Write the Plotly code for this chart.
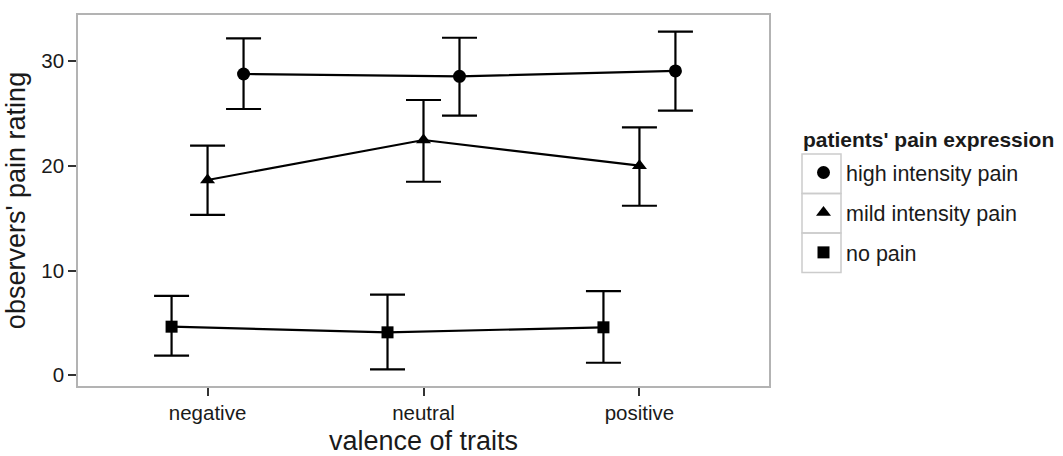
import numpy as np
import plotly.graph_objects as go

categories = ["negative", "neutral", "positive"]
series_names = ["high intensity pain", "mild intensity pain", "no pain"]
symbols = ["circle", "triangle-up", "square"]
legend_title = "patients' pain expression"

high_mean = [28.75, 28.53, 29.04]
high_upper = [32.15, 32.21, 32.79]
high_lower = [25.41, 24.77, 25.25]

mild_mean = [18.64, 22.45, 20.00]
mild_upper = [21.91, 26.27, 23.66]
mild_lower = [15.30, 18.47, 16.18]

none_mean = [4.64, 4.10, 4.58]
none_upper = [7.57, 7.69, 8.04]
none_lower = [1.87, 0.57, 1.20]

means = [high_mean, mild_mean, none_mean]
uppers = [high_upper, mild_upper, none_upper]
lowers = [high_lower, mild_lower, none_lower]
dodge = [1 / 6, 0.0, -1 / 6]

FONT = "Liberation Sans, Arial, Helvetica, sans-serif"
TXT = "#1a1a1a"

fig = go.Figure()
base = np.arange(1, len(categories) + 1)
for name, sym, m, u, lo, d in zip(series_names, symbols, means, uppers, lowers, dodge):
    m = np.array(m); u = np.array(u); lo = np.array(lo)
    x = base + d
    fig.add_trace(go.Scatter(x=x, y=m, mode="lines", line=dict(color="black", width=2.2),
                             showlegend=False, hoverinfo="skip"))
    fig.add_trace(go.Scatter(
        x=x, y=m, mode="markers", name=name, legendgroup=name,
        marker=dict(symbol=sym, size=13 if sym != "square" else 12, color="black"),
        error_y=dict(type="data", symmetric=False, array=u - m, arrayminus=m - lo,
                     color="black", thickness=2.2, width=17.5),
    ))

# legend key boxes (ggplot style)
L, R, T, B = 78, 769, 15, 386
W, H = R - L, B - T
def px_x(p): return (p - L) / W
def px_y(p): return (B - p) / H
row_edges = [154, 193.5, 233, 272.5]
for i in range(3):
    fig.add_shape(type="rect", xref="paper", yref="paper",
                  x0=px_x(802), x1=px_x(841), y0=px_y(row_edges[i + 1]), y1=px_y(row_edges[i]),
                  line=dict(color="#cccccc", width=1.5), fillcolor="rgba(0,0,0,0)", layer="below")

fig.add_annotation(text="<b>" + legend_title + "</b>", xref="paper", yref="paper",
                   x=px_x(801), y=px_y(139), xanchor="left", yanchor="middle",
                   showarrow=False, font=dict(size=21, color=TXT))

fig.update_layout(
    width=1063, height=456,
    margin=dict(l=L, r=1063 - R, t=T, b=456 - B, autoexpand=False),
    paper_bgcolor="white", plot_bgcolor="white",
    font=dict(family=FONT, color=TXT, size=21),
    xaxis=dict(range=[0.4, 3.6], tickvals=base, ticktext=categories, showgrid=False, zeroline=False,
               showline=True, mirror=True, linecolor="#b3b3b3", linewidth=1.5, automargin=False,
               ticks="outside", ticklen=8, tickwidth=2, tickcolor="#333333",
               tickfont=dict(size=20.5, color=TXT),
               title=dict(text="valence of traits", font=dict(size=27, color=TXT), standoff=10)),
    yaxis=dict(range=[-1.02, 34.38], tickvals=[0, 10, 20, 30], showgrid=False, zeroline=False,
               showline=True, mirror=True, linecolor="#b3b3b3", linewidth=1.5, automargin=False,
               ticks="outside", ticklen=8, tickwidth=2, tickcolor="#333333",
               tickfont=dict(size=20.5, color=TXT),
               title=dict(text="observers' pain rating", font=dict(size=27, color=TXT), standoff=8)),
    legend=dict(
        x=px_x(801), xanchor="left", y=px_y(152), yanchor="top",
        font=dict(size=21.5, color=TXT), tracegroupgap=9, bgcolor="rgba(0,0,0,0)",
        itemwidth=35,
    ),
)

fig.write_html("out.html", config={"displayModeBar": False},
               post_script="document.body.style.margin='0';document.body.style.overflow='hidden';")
+===+
■ **Task description**:
Reproduce exactly the run of lines that opens the listing and closes with the line holding "showarrow=False, font=dict(size=21, color=TXT))". Pictures are excluded.

■ **Answer to the exercise**:
Write the Plotly code for this chart.
import numpy as np
import plotly.graph_objects as go

categories = ["negative", "neutral", "positive"]
series_names = ["high intensity pain", "mild intensity pain", "no pain"]
symbols = ["circle", "triangle-up", "square"]
legend_title = "patients' pain expression"

high_mean = [28.75, 28.53, 29.04]
high_upper = [32.15, 32.21, 32.79]
high_lower = [25.41, 24.77, 25.25]

mild_mean = [18.64, 22.45, 20.00]
mild_upper = [21.91, 26.27, 23.66]
mild_lower = [15.30, 18.47, 16.18]

none_mean = [4.64, 4.10, 4.58]
none_upper = [7.57, 7.69, 8.04]
none_lower = [1.87, 0.57, 1.20]

means = [high_mean, mild_mean, none_mean]
uppers = [high_upper, mild_upper, none_upper]
lowers = [high_lower, mild_lower, none_lower]
dodge = [1 / 6, 0.0, -1 / 6]

FONT = "Liberation Sans, Arial, Helvetica, sans-serif"
TXT = "#1a1a1a"

fig = go.Figure()
base = np.arange(1, len(categories) + 1)
for name, sym, m, u, lo, d in zip(series_names, symbols, means, uppers, lowers, dodge):
    m = np.array(m); u = np.array(u); lo = np.array(lo)
    x = base + d
    fig.add_trace(go.Scatter(x=x, y=m, mode="lines", line=dict(color="black", width=2.2),
                             showlegend=False, hoverinfo="skip"))
    fig.add_trace(go.Scatter(
        x=x, y=m, mode="markers", name=name, legendgroup=name,
        marker=dict(symbol=sym, size=13 if sym != "square" else 12, color="black"),
        error_y=dict(type="data", symmetric=False, array=u - m, arrayminus=m - lo,
                     color="black", thickness=2.2, width=17.5),
    ))

# legend key boxes (ggplot style)
L, R, T, B = 78, 769, 15, 386
W, H = R - L, B - T
def px_x(p): return (p - L) / W
def px_y(p): return (B - p) / H
row_edges = [154, 193.5, 233, 272.5]
for i in range(3):
    fig.add_shape(type="rect", xref="paper", yref="paper",
                  x0=px_x(802), x1=px_x(841), y0=px_y(row_edges[i + 1]), y1=px_y(row_edges[i]),
                  line=dict(color="#cccccc", width=1.5), fillcolor="rgba(0,0,0,0)", layer="below")

fig.add_annotation(text="<b>" + legend_title + "</b>", xref="paper", yref="paper",
                   x=px_x(801), y=px_y(139), xanchor="left", yanchor="middle",
                   showarrow=False, font=dict(size=21, color=TXT))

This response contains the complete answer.